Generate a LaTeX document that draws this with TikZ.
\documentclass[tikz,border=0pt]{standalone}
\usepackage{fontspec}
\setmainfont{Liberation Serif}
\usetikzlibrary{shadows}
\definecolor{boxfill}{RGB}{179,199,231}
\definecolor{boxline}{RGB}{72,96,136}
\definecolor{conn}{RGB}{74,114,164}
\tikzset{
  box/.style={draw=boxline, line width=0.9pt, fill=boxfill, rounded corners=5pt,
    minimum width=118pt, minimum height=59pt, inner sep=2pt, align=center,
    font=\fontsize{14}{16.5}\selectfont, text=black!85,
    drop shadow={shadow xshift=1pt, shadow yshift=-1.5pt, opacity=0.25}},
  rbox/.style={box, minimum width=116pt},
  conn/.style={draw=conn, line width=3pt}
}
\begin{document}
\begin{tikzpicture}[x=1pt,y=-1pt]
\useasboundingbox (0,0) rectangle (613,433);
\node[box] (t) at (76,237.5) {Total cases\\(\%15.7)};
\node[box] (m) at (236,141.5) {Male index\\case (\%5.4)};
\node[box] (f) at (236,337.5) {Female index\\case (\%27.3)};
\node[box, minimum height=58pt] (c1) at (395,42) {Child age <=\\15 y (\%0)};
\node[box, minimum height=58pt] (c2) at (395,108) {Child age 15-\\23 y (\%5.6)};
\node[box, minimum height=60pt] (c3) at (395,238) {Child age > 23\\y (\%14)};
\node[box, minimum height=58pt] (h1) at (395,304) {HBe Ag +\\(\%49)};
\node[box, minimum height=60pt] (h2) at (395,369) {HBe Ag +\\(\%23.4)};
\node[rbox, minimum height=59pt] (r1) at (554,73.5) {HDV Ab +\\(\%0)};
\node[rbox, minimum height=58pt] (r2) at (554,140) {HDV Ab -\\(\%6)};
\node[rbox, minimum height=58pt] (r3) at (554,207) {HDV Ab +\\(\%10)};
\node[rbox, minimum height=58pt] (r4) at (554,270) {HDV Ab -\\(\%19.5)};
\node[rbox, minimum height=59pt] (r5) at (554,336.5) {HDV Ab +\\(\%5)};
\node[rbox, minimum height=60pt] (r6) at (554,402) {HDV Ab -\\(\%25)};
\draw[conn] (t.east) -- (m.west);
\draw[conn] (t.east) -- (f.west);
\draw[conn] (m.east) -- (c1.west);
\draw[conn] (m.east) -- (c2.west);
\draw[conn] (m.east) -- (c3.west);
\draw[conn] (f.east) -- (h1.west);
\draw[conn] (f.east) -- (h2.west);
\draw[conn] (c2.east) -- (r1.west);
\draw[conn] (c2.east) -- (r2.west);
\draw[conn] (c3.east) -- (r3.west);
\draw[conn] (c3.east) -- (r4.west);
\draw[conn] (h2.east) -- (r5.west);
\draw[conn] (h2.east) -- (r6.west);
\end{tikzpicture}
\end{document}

(GIVEN TASK)
Recopy all the lines exactly as they appear.

(THE REPLY)
Generate a LaTeX document that draws this with TikZ.
\documentclass[tikz,border=0pt]{standalone}
\usepackage{fontspec}
\setmainfont{Liberation Serif}
\usetikzlibrary{shadows}
\definecolor{boxfill}{RGB}{179,199,231}
\definecolor{boxline}{RGB}{72,96,136}
\definecolor{conn}{RGB}{74,114,164}
\tikzset{
  box/.style={draw=boxline, line width=0.9pt, fill=boxfill, rounded corners=5pt,
    minimum width=118pt, minimum height=59pt, inner sep=2pt, align=center,
    font=\fontsize{14}{16.5}\selectfont, text=black!85,
    drop shadow={shadow xshift=1pt, shadow yshift=-1.5pt, opacity=0.25}},
  rbox/.style={box, minimum width=116pt},
  conn/.style={draw=conn, line width=3pt}
}
\begin{document}
\begin{tikzpicture}[x=1pt,y=-1pt]
\useasboundingbox (0,0) rectangle (613,433);
\node[box] (t) at (76,237.5) {Total cases\\(\%15.7)};
\node[box] (m) at (236,141.5) {Male index\\case (\%5.4)};
\node[box] (f) at (236,337.5) {Female index\\case (\%27.3)};
\node[box, minimum height=58pt] (c1) at (395,42) {Child age <=\\15 y (\%0)};
\node[box, minimum height=58pt] (c2) at (395,108) {Child age 15-\\23 y (\%5.6)};
\node[box, minimum height=60pt] (c3) at (395,238) {Child age > 23\\y (\%14)};
\node[box, minimum height=58pt] (h1) at (395,304) {HBe Ag +\\(\%49)};
\node[box, minimum height=60pt] (h2) at (395,369) {HBe Ag +\\(\%23.4)};
\node[rbox, minimum height=59pt] (r1) at (554,73.5) {HDV Ab +\\(\%0)};
\node[rbox, minimum height=58pt] (r2) at (554,140) {HDV Ab -\\(\%6)};
\node[rbox, minimum height=58pt] (r3) at (554,207) {HDV Ab +\\(\%10)};
\node[rbox, minimum height=58pt] (r4) at (554,270) {HDV Ab -\\(\%19.5)};
\node[rbox, minimum height=59pt] (r5) at (554,336.5) {HDV Ab +\\(\%5)};
\node[rbox, minimum height=60pt] (r6) at (554,402) {HDV Ab -\\(\%25)};
\draw[conn] (t.east) -- (m.west);
\draw[conn] (t.east) -- (f.west);
\draw[conn] (m.east) -- (c1.west);
\draw[conn] (m.east) -- (c2.west);
\draw[conn] (m.east) -- (c3.west);
\draw[conn] (f.east) -- (h1.west);
\draw[conn] (f.east) -- (h2.west);
\draw[conn] (c2.east) -- (r1.west);
\draw[conn] (c2.east) -- (r2.west);
\draw[conn] (c3.east) -- (r3.west);
\draw[conn] (c3.east) -- (r4.west);
\draw[conn] (h2.east) -- (r5.west);
\draw[conn] (h2.east) -- (r6.west);
\end{tikzpicture}
\end{document}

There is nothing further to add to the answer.